━━ Recorded data
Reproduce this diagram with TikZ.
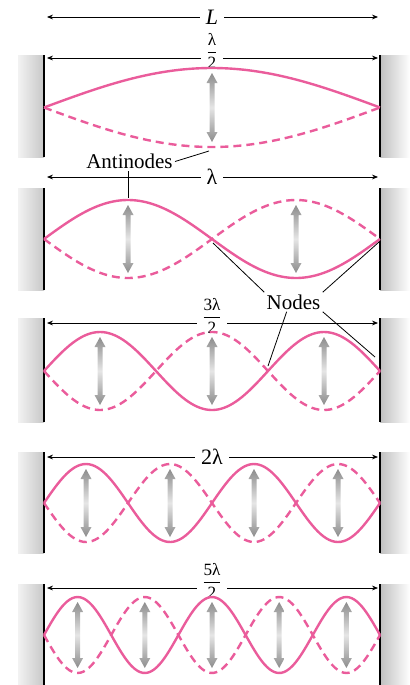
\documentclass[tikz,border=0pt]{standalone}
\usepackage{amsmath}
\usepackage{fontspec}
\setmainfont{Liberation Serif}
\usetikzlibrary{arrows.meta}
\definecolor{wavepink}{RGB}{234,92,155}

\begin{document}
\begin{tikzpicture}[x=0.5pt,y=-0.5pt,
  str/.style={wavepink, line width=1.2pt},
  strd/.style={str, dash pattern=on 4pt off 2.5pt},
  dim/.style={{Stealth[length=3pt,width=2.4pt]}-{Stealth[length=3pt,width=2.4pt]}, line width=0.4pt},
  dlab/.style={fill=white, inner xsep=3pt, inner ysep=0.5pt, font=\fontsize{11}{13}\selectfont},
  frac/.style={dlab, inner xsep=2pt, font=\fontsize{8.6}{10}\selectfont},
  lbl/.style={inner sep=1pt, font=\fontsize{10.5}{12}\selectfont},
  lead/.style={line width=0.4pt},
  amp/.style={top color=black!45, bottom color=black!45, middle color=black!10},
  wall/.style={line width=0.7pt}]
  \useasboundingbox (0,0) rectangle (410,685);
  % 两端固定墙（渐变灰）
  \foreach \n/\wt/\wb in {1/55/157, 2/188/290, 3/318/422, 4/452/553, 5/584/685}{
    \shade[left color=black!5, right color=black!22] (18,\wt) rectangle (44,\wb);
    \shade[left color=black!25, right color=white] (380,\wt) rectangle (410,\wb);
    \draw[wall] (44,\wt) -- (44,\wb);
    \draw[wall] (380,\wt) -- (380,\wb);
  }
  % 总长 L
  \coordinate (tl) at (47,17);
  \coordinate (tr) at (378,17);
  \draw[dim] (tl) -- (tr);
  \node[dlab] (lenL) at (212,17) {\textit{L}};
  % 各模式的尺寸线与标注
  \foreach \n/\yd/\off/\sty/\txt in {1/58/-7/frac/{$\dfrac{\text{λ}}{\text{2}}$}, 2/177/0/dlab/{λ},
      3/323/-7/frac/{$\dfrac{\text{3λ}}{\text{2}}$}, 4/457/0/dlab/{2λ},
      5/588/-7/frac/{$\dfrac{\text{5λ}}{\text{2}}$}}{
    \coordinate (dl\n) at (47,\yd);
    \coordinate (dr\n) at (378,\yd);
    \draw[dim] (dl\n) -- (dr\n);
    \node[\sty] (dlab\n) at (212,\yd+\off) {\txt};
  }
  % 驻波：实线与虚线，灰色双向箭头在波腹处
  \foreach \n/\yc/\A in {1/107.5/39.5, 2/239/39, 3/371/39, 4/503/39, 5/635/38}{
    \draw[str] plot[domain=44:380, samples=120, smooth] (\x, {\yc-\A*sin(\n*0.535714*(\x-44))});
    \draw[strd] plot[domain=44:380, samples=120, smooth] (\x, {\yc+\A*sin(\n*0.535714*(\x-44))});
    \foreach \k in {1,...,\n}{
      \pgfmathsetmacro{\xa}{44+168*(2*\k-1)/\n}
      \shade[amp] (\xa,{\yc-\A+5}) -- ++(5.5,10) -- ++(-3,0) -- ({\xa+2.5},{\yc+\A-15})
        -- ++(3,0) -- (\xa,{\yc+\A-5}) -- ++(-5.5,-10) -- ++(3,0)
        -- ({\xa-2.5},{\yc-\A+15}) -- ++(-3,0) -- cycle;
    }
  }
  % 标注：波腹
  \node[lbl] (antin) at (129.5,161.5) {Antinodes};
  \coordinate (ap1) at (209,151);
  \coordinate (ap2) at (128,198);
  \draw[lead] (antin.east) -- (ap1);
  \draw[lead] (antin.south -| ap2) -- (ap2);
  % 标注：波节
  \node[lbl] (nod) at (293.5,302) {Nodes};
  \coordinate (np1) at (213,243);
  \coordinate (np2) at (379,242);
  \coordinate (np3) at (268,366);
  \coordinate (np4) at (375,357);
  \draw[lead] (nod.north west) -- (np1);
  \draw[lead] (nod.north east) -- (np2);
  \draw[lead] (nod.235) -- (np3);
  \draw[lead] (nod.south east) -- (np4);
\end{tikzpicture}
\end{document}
━━━━
*What to do:* All the material shown above is to be copied exactly, with no pictures carried over.

*Expected output:*
Reproduce this diagram with TikZ.
\documentclass[tikz,border=0pt]{standalone}
\usepackage{amsmath}
\usepackage{fontspec}
\setmainfont{Liberation Serif}
\usetikzlibrary{arrows.meta}
\definecolor{wavepink}{RGB}{234,92,155}

\begin{document}
\begin{tikzpicture}[x=0.5pt,y=-0.5pt,
  str/.style={wavepink, line width=1.2pt},
  strd/.style={str, dash pattern=on 4pt off 2.5pt},
  dim/.style={{Stealth[length=3pt,width=2.4pt]}-{Stealth[length=3pt,width=2.4pt]}, line width=0.4pt},
  dlab/.style={fill=white, inner xsep=3pt, inner ysep=0.5pt, font=\fontsize{11}{13}\selectfont},
  frac/.style={dlab, inner xsep=2pt, font=\fontsize{8.6}{10}\selectfont},
  lbl/.style={inner sep=1pt, font=\fontsize{10.5}{12}\selectfont},
  lead/.style={line width=0.4pt},
  amp/.style={top color=black!45, bottom color=black!45, middle color=black!10},
  wall/.style={line width=0.7pt}]
  \useasboundingbox (0,0) rectangle (410,685);
  % 两端固定墙（渐变灰）
  \foreach \n/\wt/\wb in {1/55/157, 2/188/290, 3/318/422, 4/452/553, 5/584/685}{
    \shade[left color=black!5, right color=black!22] (18,\wt) rectangle (44,\wb);
    \shade[left color=black!25, right color=white] (380,\wt) rectangle (410,\wb);
    \draw[wall] (44,\wt) -- (44,\wb);
    \draw[wall] (380,\wt) -- (380,\wb);
  }
  % 总长 L
  \coordinate (tl) at (47,17);
  \coordinate (tr) at (378,17);
  \draw[dim] (tl) -- (tr);
  \node[dlab] (lenL) at (212,17) {\textit{L}};
  % 各模式的尺寸线与标注
  \foreach \n/\yd/\off/\sty/\txt in {1/58/-7/frac/{$\dfrac{\text{λ}}{\text{2}}$}, 2/177/0/dlab/{λ},
      3/323/-7/frac/{$\dfrac{\text{3λ}}{\text{2}}$}, 4/457/0/dlab/{2λ},
      5/588/-7/frac/{$\dfrac{\text{5λ}}{\text{2}}$}}{
    \coordinate (dl\n) at (47,\yd);
    \coordinate (dr\n) at (378,\yd);
    \draw[dim] (dl\n) -- (dr\n);
    \node[\sty] (dlab\n) at (212,\yd+\off) {\txt};
  }
  % 驻波：实线与虚线，灰色双向箭头在波腹处
  \foreach \n/\yc/\A in {1/107.5/39.5, 2/239/39, 3/371/39, 4/503/39, 5/635/38}{
    \draw[str] plot[domain=44:380, samples=120, smooth] (\x, {\yc-\A*sin(\n*0.535714*(\x-44))});
    \draw[strd] plot[domain=44:380, samples=120, smooth] (\x, {\yc+\A*sin(\n*0.535714*(\x-44))});
    \foreach \k in {1,...,\n}{
      \pgfmathsetmacro{\xa}{44+168*(2*\k-1)/\n}
      \shade[amp] (\xa,{\yc-\A+5}) -- ++(5.5,10) -- ++(-3,0) -- ({\xa+2.5},{\yc+\A-15})
        -- ++(3,0) -- (\xa,{\yc+\A-5}) -- ++(-5.5,-10) -- ++(3,0)
        -- ({\xa-2.5},{\yc-\A+15}) -- ++(-3,0) -- cycle;
    }
  }
  % 标注：波腹
  \node[lbl] (antin) at (129.5,161.5) {Antinodes};
  \coordinate (ap1) at (209,151);
  \coordinate (ap2) at (128,198);
  \draw[lead] (antin.east) -- (ap1);
  \draw[lead] (antin.south -| ap2) -- (ap2);
  % 标注：波节
  \node[lbl] (nod) at (293.5,302) {Nodes};
  \coordinate (np1) at (213,243);
  \coordinate (np2) at (379,242);
  \coordinate (np3) at (268,366);
  \coordinate (np4) at (375,357);
  \draw[lead] (nod.north west) -- (np1);
  \draw[lead] (nod.north east) -- (np2);
  \draw[lead] (nod.235) -- (np3);
  \draw[lead] (nod.south east) -- (np4);
\end{tikzpicture}
\end{document}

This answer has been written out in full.